Šķēde is a suburban settlement located 13 km (8mi) north of Liepāja. There is no information on whether the Jews lived there before the war. A big Jewish community that largely developed in the 19th century lived in Liepāja. Jews worked predominantly in commerce and industry. The city’s Jewish population reached its zenith in 1911, consisting of 10,308 people. In 1935, 7,379 Jews lived in Liepāja, making up 13% of the population. Five years later, in 1940, the Soviet Union occupied Liepāja and the rest of Latvia.

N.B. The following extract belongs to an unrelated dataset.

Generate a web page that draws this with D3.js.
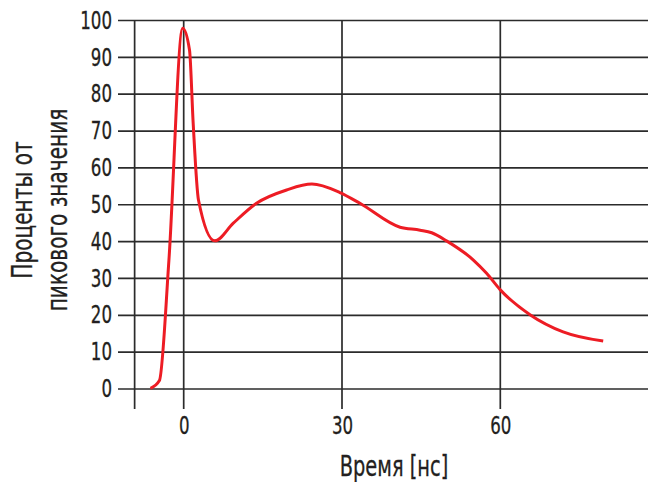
<!DOCTYPE html>
<html>
<head>
<meta charset="utf-8">
<script src="https://cdn.jsdelivr.net/npm/d3@7"></script>
<style>
  body { margin: 0; background: #fff; }
  text { font-family: "Liberation Sans Narrow", "DejaVu Sans Condensed", sans-serif; fill: #231f20; stroke: #231f20; stroke-width: 0.3px; }
</style>
</head>
<body>
<div id="chart"></div>
<script>
// data: time in ns, percent of peak
let timeNs = [-6.3, -4.6, -2.8, -0.2, 1.1, 1.8, 2.8, 5.9, 9.4, 13.8, 19.5, 24.3, 29.6, 33.4, 41, 44.8, 47, 49.8, 54.9, 57.4, 60, 65.7, 71.9, 79.5];
let percent = [0.2, 2.3, 35, 97.9, 92, 72, 51.3, 40.2, 45, 50.4, 54, 55.6, 53.3, 50.4, 43.9, 43.1, 42.4, 40.2, 35, 31.4, 26.9, 20.1, 15.5, 13];

let xTicks = [0, 30, 60];
let yTicks = [0, 10, 20, 30, 40, 50, 60, 70, 80, 90, 100];
let xLabel = "Время [нс]";
let yLabelLines = ["Проценты от", "пикового значения"];

let width = 648, height = 482;
let gridColor = "#2b2b2b";
let squeeze = 0.77;   // the original font is narrower than anything installed

let svg = d3.select("#chart")
    .append("svg")
    .attr("width", width)
    .attr("height", height);

let x = d3.scaleLinear().domain([0, 60]).range([183.7, 500.3]);
let y = d3.scaleLinear().domain([0, 100]).range([389, 20.5]);

let xLeft = x(-9.3);      // left border line
let yBottom = y(-5.4);    // bottom end of vertical lines

// make text narrower without changing its height
function condense(sel) {
    sel.each(function() {
        let len = this.getComputedTextLength();
        d3.select(this)
            .attr("textLength", len * squeeze)
            .attr("lengthAdjust", "spacingAndGlyphs");
    });
}

// horizontal grid lines (run a bit left of the border as ticks)
svg.append("g")
    .selectAll("line")
    .data(yTicks)
    .enter()
    .append("line")
    .attr("x1", 118)
    .attr("x2", width)
    .attr("y1", function(d) { return y(d); })
    .attr("y2", function(d) { return y(d); })
    .attr("stroke", gridColor)
    .attr("stroke-width", 1.7);

// vertical lines: border + x ticks
svg.append("g")
    .selectAll("line")
    .data([xLeft].concat(xTicks.map(function(d) { return x(d); })))
    .enter()
    .append("line")
    .attr("x1", function(d) { return d; })
    .attr("x2", function(d) { return d; })
    .attr("y1", y(100))
    .attr("y2", yBottom)
    .attr("stroke", gridColor)
    .attr("stroke-width", 1.7);

// y tick labels
let yAxis = svg.append("g")
    .attr("transform", "translate(118,0)")
    .call(d3.axisLeft(y).tickValues(yTicks).tickSize(0).tickPadding(6));
yAxis.select(".domain").remove();
yAxis.selectAll("text")
    .style("font-size", "24px")
    .style("font-family", null)
    .call(condense);

// x tick labels
let xAxis = svg.append("g")
    .attr("transform", "translate(0," + yBottom + ")")
    .call(d3.axisBottom(x).tickValues(xTicks).tickSize(0).tickPadding(8));
xAxis.select(".domain").remove();
xAxis.selectAll("text")
    .style("font-size", "24px")
    .style("font-family", null)
    .call(condense);

// axis titles
svg.append("text")
    .attr("x", 394)
    .attr("y", 476)
    .style("text-anchor", "middle")
    .style("font-size", "28px")
    .text(xLabel)
    .call(condense);

let yTitle = svg.append("text")
    .attr("transform", "translate(0,210) rotate(-90)")
    .style("text-anchor", "middle")
    .style("font-size", "29px");
yTitle.selectAll("tspan")
    .data(yLabelLines)
    .enter()
    .append("tspan")
    .attr("x", 0)
    .attr("y", function(d, i) { return 32 + i * 35; })
    .text(function(d) { return d; })
    .call(condense);

// the curve
let line = d3.line()
    .x(function(d) { return x(d[0]); })
    .y(function(d) { return y(d[1]); })
    .curve(d3.curveMonotoneX);

svg.append("path")
    .datum(d3.zip(timeNs, percent))
    .attr("d", line)
    .attr("fill", "none")
    .attr("stroke", "#ed1c24")
    .attr("stroke-width", 3)
    .attr("stroke-linejoin", "round");
</script>
</body>
</html>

Holocaust by bullets in figures

Šķēde and Liepāja were occupied by Nazi troops on June 29, 1941. The Šķēde dunes became a site of the largest Aktion against the Liepāja Jews. The first shooting of Jews in the Šķēde dunes took place in September 1941, during which a couple of hundred persons were shot. The largest Aktion occurred in December 1941, when, over the course of three days, the majority of Liepāja Jews were murdered. During these three days, about 2,700 Jews were rounded up from their homes by Latvian police, taken to the prison and driven to the Šķēde dunes to be shot. The shootings were conducted by Einsatzgruppen, the SD units, and the Ordnungspolizei.  

In February 1942 approximately 150 more Jews were shot in the Šķēde dunes. The isolated shootings continued until 1945. Roma, communists, and mentally ill people were also murdered in Šķēde. In all, according to the www.liepajajews.org website, 7,000 victims were massacred there, including 3,640 Jews.